De ahí en más, el estado mental del káiser pasó a ser un factor dominante en la conducción de la guerra. Aun así, era preciso tomar decisiones harto ominosas: cambiar las cúpulas militar y civil y, en 1917, declarar o no la guerra submarina irrestricta. En caso afirmativo, Estados Unidos se convertiría, sin duda, en país beligerante.
El destino de Alemania y de Europa pendía de las decisiones que tomara Guillermo. Pero al cabo de tres años de matanzas inimaginables, el káiser había quedado reducido a mero instrumento de la dictadura militar que ejercían Paul von Hindenburg y su jefe de estado mayor, Erich Ludendorff. Ambos gozaban de la confianza de las clases gobernantes alemanas. Estaban resueltos a rechazar todo compromiso, convencidos de que "una embestida más" les daría la "victoria total". Entretanto, le ocultaron sistemáticamente la verdad al káiser, aislándolo de la realidad.
En los primeros meses de 1918, hubo un momento -luego de que los bolcheviques firmaron una paz cartaginesa dictada por Berlín- en que pareció posible una victoria alemana. Pero en agosto, los Aliados atravesaron las líneas alemanas. Ludendorff quedó estupefacto, temió el colapso súbito de su ejército y exigió al gobierno civil recién constituido que pidiera de inmediato un armisticio. Como los Aliados no querían negociar con el káiser, los alemanes, cansados de la guerra, empezaron a pedir su abdicación.
El ejército obligó a Guillermo a exiliarse en Holanda. Allí, hasta su muerte en 1941, despotricó contra cuantos pudo. Los culpables eran los judíos y los socialistas. Sólo él tenía razón. Reflejando y alentando, una vez más, a un gran segmento del que había sido su pueblo, vio en Hitler, el hombre nuevo elegido por Dios, al salvador de una Alemania derrotada a traición.
Guillermo tuvo defectos aterradores y actuó al frente de un sistema político que adolecía de fallas profundas. Con todo, en última instancia, su mayor error fue entregar el poder a los halcones militares y civiles, mal llamados "conservadores" porque contemplaban un reordenamiento drástico de Europa.
Desde luego, Estados Unidos no es la Alemania imperial. Pero quizá podría extraer una lección de un país cuyos gobernantes en tiempos de guerra, además de reñir entre sí, causaron daños inconcebibles a su pueblo y al mundo con su comportamiento mendaz, sigiloso y paranoide.
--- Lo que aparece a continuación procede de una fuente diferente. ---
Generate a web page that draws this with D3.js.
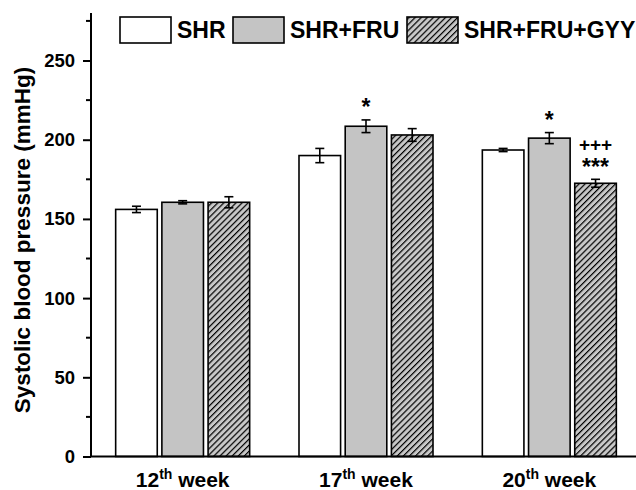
<!DOCTYPE html>
<meta charset="utf-8">
<script src="https://d3js.org/d3.v7.min.js"></script>
<style>
  body { margin: 0; background: #fff; }
  text { font-family: Arial, "Liberation Sans", sans-serif; font-weight: bold; fill: #000; }
</style>
<body>
<div id="chart"></div>
<script>
// data
var weeks = ["12", "17", "20"];
var groups = ["SHR", "SHR+FRU", "SHR+FRU+GYY"];
var means = [
  [156, 160.5, 160.5],
  [190, 208.5, 203],
  [193.5, 201, 172.5]
];
var errs = [
  [2, 1, 3.5],
  [4.5, 4, 4],
  [1, 3.5, 2.5]
];
// significance marks: [week index, group index, lines]
var marks = [
  [1, 1, ["*"]],
  [2, 1, ["*"]],
  [2, 2, ["+++", "***"]]
];
var yTicks = [0, 50, 100, 150, 200, 250];

var W = 636, H = 490;

var svg = d3.select("#chart").append("svg")
  .attr("width", W).attr("height", H);

var defs = svg.append("defs");
var pat = defs.append("pattern")
  .attr("id", "hatch")
  .attr("patternUnits", "userSpaceOnUse")
  .attr("width", 4.3).attr("height", 4.3)
  .attr("patternTransform", "rotate(45)");
pat.append("rect").attr("width", 4.3).attr("height", 4.3).attr("fill", "#c8c8c8");
pat.append("line").attr("x1", 0).attr("y1", 0).attr("x2", 0).attr("y2", 4.3)
  .attr("stroke", "#000").attr("stroke-width", 2.4);

var fills = ["#ffffff", "#c4c4c4", "url(#hatch)"];

var y = d3.scaleLinear().domain([0, 280]).range([456.5, 13]);
var x = d3.scaleBand().domain(weeks).range([91, 641]).paddingInner(0).paddingOuter(0);
var xi = d3.scaleBand().domain(groups).range([0, 134]).paddingInner(0.1);

// bars
weeks.forEach(function(w, i) {
  var g = svg.append("g").attr("transform", "translate(" + (x(w) + x.bandwidth() / 2 - 67) + ",0)");
  groups.forEach(function(s, j) {
    var v = means[i][j], e = errs[i][j];
    var bx = xi(s), bw = xi.bandwidth();
    g.append("rect")
      .attr("x", bx).attr("y", y(v))
      .attr("width", bw).attr("height", y(0) - y(v))
      .attr("fill", fills[j]).attr("stroke", "#000").attr("stroke-width", 1.6);
    var cx = bx + bw / 2;
    g.append("line").attr("x1", cx).attr("x2", cx).attr("y1", y(v - e)).attr("y2", y(v + e))
      .attr("stroke", "#000").attr("stroke-width", 1.6);
    [v - e, v + e].forEach(function(t) {
      g.append("line").attr("x1", cx - 4.5).attr("x2", cx + 4.5).attr("y1", y(t)).attr("y2", y(t))
        .attr("stroke", "#000").attr("stroke-width", 1.6);
    });
  });
  marks.filter(function(m) { return m[0] === i; }).forEach(function(m) {
    var s = groups[m[1]];
    var cx = xi(s) + xi.bandwidth() / 2;
    var v = means[i][m[1]], e = errs[i][m[1]];
    if (m[2].length === 1) {
      g.append("text").attr("x", cx).attr("y", y(v + e) - 5)
        .attr("text-anchor", "middle").style("font-size", "23px").text(m[2][0]);
    } else {
      // stacked labels over the bar
      g.append("text").attr("x", cx).attr("y", y(v + e) - 28)
        .attr("text-anchor", "middle").style("font-size", "19px").text(m[2][0]);
      g.append("text").attr("x", cx).attr("y", y(v + e) - 4)
        .attr("text-anchor", "middle").style("font-size", "23px").text(m[2][1]);
    }
  });
});

// y axis
var yAxis = d3.axisLeft(y).tickValues(yTicks).tickSize(8).tickPadding(8);
var ya = svg.append("g").attr("transform", "translate(91,0)").call(yAxis);
ya.select(".domain").attr("stroke-width", 2).attr("d", "M0," + y(0) + "V13");
ya.selectAll(".tick line").attr("stroke-width", 2);
ya.selectAll(".tick text").style("font-size", "18.5px");
var minor = d3.range(25, 280, 50);
ya.selectAll(".minor").data(minor).enter().append("line")
  .attr("x1", -5).attr("x2", 0).attr("y1", function(d) { return y(d); }).attr("y2", function(d) { return y(d); })
  .attr("stroke", "#000").attr("stroke-width", 2);

// x axis
svg.append("line").attr("x1", 90).attr("x2", 636).attr("y1", y(0)).attr("y2", y(0))
  .attr("stroke", "#000").attr("stroke-width", 2.2);
weeks.forEach(function(w) {
  var t = svg.append("text").attr("x", x(w) + x.bandwidth() / 2).attr("y", 487)
    .attr("text-anchor", "middle").style("font-size", "21px");
  t.append("tspan").text(w);
  t.append("tspan").attr("dy", -8).style("font-size", "14px").text("th");
  t.append("tspan").attr("dy", 8).text(" week");
});

// y title
svg.append("text").attr("transform", "translate(30,240) rotate(-90)")
  .attr("text-anchor", "middle").style("font-size", "22.5px")
  .text("Systolic blood pressure (mmHg)");

// legend
var legX = [120, 233, 407];
groups.forEach(function(s, j) {
  svg.append("rect").attr("x", legX[j]).attr("y", 17).attr("width", 51).attr("height", 26)
    .attr("fill", fills[j]).attr("stroke", "#000").attr("stroke-width", 1.6);
  svg.append("text").attr("x", legX[j] + 57).attr("y", 38).style("font-size", "23px").text(s);
});
</script>
</body>
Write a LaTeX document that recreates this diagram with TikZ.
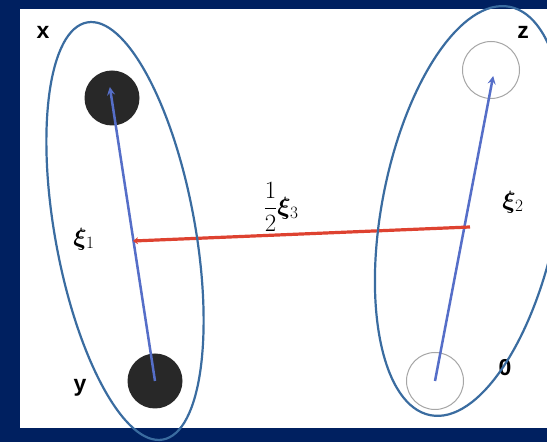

Las consecuencias de su liderazgo sólo se manifestaron más tarde, cuando el pueblo de una nación agraviada se volvió contra sí mismo en hondas divisiones y odios políticos y morales.
Hizo falta una catástrofe peor, un azote que marcó la historia mundial, para que ese pueblo aprendiera una lección. Ojalá que los norteamericanos aprendan más pronto la suya sobre los peligros y las locuras de una soberbia imperial desmedida.